The more Bilal insisted that God was one, the more torment was inflicted upon him, until one day Abu Bakr approached his master during one of these sessions and offered to buy him. Bin Khalaf knew by this point that there was no chance Bilal would renounce Islam, and the price that Abu Bakr offered was twice what a slave would normally bring. So he sold Bilal to Abu Bakr, who immediately freed him.
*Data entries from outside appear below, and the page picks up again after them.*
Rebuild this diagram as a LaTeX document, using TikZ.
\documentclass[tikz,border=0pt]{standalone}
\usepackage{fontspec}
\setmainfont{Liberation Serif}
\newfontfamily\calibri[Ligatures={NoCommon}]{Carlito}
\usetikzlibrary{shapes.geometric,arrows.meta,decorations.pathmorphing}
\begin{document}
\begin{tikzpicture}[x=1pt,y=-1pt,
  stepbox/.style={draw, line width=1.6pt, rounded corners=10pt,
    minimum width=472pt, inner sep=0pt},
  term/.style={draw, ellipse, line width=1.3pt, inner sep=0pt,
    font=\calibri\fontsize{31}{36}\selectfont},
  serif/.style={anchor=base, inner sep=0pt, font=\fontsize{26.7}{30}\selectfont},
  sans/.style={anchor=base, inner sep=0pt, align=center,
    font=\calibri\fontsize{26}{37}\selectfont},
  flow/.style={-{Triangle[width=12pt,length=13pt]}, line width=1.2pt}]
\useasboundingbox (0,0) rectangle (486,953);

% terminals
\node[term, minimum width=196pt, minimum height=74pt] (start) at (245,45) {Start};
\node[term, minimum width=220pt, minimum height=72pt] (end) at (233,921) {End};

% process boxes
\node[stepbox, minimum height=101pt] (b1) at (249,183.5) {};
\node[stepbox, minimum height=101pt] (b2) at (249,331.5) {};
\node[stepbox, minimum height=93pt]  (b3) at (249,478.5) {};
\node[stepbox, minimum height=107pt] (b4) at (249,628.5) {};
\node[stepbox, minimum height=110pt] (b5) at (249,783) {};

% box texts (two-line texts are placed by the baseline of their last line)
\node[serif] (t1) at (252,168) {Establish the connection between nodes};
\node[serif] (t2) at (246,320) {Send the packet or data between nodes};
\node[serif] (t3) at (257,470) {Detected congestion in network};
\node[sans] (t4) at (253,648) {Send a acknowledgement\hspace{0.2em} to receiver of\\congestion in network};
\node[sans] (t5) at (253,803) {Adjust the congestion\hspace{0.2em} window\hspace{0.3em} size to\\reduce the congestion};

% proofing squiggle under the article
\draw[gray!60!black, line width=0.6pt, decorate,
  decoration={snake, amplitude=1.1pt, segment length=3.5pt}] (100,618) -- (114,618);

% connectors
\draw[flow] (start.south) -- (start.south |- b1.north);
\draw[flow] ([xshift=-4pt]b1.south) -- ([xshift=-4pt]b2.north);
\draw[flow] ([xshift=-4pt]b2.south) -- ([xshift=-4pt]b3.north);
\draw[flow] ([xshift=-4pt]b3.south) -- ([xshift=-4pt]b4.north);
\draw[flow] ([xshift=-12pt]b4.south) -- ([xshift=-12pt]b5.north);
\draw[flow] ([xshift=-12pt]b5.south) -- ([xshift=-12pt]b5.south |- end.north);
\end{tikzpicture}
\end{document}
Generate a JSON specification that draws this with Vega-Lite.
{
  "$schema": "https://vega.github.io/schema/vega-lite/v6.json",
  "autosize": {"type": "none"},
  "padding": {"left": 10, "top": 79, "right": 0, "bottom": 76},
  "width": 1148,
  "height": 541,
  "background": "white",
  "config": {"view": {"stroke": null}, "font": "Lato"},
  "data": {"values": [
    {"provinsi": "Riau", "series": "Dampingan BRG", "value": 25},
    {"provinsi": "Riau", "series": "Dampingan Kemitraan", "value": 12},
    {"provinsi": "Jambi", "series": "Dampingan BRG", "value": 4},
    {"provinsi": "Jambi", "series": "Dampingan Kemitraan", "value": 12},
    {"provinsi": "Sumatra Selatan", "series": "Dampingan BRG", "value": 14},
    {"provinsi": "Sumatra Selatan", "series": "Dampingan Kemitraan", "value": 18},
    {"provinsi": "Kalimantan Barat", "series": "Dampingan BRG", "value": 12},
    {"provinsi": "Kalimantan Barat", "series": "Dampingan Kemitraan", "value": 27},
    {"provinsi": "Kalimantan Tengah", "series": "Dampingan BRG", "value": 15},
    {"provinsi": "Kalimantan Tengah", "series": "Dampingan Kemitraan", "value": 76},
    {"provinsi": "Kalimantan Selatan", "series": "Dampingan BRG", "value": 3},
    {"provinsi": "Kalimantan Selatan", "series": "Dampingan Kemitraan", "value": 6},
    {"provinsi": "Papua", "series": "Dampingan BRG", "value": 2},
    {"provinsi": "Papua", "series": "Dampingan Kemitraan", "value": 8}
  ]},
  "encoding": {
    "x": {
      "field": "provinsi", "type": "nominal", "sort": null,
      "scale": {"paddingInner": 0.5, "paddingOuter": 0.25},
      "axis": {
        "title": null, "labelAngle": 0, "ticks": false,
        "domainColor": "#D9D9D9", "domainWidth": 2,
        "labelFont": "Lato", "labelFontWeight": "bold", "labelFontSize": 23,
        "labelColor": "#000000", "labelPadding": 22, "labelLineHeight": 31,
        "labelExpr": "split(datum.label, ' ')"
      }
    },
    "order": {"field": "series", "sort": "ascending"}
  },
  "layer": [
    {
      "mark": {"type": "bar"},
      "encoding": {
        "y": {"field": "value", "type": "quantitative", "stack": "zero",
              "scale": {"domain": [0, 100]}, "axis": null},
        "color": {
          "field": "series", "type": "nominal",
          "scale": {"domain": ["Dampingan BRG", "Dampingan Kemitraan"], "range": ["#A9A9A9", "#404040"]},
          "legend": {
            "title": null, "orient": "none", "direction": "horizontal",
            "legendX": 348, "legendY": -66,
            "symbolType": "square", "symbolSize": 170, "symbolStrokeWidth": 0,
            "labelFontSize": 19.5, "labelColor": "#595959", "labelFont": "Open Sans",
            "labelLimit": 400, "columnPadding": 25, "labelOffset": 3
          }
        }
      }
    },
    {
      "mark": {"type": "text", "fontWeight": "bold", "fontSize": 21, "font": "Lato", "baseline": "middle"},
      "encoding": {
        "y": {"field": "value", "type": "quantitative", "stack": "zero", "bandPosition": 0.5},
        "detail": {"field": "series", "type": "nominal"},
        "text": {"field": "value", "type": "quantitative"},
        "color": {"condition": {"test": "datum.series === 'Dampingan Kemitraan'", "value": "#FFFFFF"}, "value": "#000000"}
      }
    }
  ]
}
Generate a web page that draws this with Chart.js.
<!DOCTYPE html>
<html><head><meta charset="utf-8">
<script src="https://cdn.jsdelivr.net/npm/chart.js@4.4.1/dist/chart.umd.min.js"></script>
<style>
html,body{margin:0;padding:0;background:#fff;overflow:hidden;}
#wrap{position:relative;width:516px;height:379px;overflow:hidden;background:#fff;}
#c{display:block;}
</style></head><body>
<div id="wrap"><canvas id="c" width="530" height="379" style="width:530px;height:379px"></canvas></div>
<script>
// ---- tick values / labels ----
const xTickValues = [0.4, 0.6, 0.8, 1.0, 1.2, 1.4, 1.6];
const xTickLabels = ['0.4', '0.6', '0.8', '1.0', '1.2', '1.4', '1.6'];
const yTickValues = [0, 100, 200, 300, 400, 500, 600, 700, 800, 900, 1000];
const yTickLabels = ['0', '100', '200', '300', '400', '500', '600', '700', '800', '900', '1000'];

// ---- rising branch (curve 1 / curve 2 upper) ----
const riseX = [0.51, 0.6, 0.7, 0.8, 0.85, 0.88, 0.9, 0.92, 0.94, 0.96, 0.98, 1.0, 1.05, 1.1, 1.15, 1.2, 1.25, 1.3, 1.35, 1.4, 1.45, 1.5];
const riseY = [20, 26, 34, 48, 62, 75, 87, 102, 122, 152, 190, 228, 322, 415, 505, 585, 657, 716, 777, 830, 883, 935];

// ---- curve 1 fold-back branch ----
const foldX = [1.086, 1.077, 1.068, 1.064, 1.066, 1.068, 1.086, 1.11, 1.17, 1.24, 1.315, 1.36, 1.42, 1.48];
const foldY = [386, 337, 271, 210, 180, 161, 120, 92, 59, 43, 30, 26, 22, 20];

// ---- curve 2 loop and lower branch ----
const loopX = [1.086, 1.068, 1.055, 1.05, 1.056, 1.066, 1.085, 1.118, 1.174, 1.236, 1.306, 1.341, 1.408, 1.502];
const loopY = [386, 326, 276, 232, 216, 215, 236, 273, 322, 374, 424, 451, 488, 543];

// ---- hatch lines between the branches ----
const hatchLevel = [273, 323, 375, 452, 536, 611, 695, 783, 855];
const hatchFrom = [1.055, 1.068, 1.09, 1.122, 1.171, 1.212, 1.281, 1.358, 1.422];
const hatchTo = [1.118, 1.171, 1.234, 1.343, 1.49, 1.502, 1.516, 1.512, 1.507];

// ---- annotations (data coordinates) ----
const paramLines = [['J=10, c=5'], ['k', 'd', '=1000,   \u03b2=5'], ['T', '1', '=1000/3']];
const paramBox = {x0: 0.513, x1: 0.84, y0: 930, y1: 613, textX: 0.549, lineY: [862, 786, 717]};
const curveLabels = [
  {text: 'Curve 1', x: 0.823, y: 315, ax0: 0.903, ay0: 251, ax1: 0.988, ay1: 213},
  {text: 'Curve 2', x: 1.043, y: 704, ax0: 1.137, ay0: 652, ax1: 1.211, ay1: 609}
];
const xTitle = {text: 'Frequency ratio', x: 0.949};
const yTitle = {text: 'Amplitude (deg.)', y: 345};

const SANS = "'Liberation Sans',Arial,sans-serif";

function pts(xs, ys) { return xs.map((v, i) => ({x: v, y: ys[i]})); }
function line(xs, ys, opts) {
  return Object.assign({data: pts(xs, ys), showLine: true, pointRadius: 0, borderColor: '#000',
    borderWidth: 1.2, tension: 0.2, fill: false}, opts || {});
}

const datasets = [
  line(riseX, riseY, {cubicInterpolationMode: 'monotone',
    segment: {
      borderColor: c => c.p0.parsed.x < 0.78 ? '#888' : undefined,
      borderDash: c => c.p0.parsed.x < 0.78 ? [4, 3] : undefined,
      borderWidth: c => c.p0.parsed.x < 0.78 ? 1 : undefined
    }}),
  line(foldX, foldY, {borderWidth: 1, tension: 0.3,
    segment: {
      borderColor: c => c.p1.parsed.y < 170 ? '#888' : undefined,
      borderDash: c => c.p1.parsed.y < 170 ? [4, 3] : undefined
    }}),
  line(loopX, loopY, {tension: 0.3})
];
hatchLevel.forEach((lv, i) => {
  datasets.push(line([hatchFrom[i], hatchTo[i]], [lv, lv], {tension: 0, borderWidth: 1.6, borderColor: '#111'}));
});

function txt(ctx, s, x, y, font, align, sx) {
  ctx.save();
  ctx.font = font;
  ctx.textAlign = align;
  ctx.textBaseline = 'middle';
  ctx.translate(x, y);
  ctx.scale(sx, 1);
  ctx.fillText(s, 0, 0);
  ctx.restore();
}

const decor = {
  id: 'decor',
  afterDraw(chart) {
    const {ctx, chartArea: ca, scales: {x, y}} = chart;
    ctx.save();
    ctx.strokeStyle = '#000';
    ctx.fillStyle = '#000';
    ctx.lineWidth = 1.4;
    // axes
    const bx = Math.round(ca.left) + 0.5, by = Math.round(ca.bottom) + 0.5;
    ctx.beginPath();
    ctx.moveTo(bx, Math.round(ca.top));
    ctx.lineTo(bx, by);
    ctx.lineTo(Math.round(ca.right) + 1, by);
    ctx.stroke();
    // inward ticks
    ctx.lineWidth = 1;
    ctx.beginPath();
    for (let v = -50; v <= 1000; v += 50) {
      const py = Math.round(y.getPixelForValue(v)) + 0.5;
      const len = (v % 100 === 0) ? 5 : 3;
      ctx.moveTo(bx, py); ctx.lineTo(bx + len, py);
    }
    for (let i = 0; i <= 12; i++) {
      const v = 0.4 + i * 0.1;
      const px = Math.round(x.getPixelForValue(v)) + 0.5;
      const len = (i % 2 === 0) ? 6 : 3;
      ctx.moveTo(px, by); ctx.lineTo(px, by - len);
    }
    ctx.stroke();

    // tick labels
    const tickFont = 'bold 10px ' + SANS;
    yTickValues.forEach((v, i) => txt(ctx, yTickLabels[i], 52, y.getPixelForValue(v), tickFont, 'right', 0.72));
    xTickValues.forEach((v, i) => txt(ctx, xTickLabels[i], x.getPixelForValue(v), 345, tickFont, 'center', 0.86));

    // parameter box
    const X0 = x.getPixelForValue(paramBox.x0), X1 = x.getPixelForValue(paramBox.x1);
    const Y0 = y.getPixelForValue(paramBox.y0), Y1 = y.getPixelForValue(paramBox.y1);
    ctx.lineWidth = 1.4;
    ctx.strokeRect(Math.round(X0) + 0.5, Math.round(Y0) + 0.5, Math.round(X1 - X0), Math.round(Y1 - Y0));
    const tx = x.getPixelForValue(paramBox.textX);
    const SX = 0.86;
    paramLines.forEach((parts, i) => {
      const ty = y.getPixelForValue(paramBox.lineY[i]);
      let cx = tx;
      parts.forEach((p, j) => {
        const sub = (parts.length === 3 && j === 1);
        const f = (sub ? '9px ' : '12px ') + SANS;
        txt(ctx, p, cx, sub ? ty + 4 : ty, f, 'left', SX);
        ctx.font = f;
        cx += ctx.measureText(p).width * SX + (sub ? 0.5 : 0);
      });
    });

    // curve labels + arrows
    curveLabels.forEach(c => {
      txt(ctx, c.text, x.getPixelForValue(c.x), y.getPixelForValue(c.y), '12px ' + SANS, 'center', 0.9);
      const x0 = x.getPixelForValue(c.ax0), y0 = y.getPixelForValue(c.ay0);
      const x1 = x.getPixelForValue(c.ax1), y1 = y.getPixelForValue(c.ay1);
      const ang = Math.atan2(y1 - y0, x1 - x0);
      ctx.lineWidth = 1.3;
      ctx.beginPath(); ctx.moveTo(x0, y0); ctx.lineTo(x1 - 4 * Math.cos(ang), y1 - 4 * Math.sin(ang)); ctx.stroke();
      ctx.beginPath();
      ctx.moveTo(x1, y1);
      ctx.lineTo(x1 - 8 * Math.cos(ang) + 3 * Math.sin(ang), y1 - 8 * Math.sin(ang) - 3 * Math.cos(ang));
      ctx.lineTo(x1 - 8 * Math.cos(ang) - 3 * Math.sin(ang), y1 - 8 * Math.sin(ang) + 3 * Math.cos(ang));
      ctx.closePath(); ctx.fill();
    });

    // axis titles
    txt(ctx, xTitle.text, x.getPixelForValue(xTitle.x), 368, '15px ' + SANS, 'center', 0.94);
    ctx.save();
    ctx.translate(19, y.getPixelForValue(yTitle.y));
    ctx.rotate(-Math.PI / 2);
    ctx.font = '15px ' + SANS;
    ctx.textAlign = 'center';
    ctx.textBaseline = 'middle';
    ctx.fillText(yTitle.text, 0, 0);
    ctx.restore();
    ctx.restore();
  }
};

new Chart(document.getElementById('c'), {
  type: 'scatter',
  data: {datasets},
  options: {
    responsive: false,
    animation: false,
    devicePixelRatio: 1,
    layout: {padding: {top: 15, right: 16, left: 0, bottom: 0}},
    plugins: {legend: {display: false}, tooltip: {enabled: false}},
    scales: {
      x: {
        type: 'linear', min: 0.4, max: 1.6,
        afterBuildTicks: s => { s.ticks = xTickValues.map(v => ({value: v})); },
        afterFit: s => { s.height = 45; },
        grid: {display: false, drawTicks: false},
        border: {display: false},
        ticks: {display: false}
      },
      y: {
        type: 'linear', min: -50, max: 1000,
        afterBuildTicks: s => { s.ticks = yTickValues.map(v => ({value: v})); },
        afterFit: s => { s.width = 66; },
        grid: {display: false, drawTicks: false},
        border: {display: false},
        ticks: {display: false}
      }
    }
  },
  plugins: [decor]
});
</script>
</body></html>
When the adhan was adopted as the call to prayer, Bilal’s habit was to stand on a rooftop every morning and call, “O Allah, I praise you and I ask your help for Qur’aish, that they may accept your religion.” Then he made the call to prayer. When the time for prayers arrived during the day, Rasoolullah (saws) would say, “Bilal, relieve us from it,” meaning “Bilal, relieve us from these worldly concerns by calling us to the tranquility of prayer.”

Tomb of Bilal in Damascus, Syria - Photo courtesy of "onemilegrads.blogspot.com"

When the Prophet died, Bilal was too grief-stricken to stay in Medinah. He ceased to make the adhan and traveled instead. In this way he came to be buried in Damascus.

Now, some 1400 years later, people in Syria and all over the world are standing up in the face of violence and oppression and demanding the human dignity bestowed upon them by Allah in the Qur’an – the same universal rights that inspired Bilal to stand up to Bin Khalaf in the middle of the Arabian desert so many years ago.

At Culturally Speaking our goal is to help create a world where everyone’s humanity is esteemed, everyone’s culture celebrated, everyone’s religion respected and everyone’s contribution valued. Just as Islam teaches.